All quotes from Blake Ashforth’s

Organizational corruption imposes a steep cost on society, easily dwarfing that of street crime.

Once a corrupt decision or act produces a positive outcome and is included in organizational memory, it is likely to be used again in the future.

In a real sense, an organization is corrupt today because it was corrupt yesterday.

Leaders do not have to actually engage in corruption to serve as role models: rewarding, condoning, ignoring, or otherwise facilitating corruption—whether intentionally or not, or explicitly or not—often sends a clear signal to employees.

How can a group hold a worldview so at odds with the wider culture and not appear to be greatly conflicted by it? The answer may lie in the distinction between particularism and universalism. An individual develops social identities specific to the social domains, groups and roles—and accompanying subcultures—that he or she occupies.

In the case of corruption, this myopia means that an otherwise ethically-minded individual may forsake universalistic or dominant norms about ethical behavior in favor of particularistic behaviors that favor his or her group at the expense of outsiders.

An intriguing finding is that corrupt individuals tend not to view themselves as corrupt.

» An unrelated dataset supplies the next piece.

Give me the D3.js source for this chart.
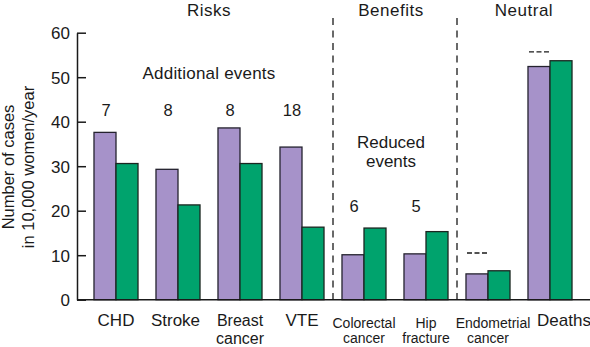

Like the sirens of Greek mythology, the rationalizing ideologies are highly seductive. They offer not only to excuse actors from their misdeeds but to encourage them to forget the misdeeds or reframe them as something necessary and even desirable.

When bad apples produce a bad barrel through institutionalization, the barrel itself must be repaired: only systemic responses can reverse systemic normalization.

Once corruption sets in, the mutually reinforcing processes of institutionalization, rationalization, and socialization create an unholy trinity that actively resists change.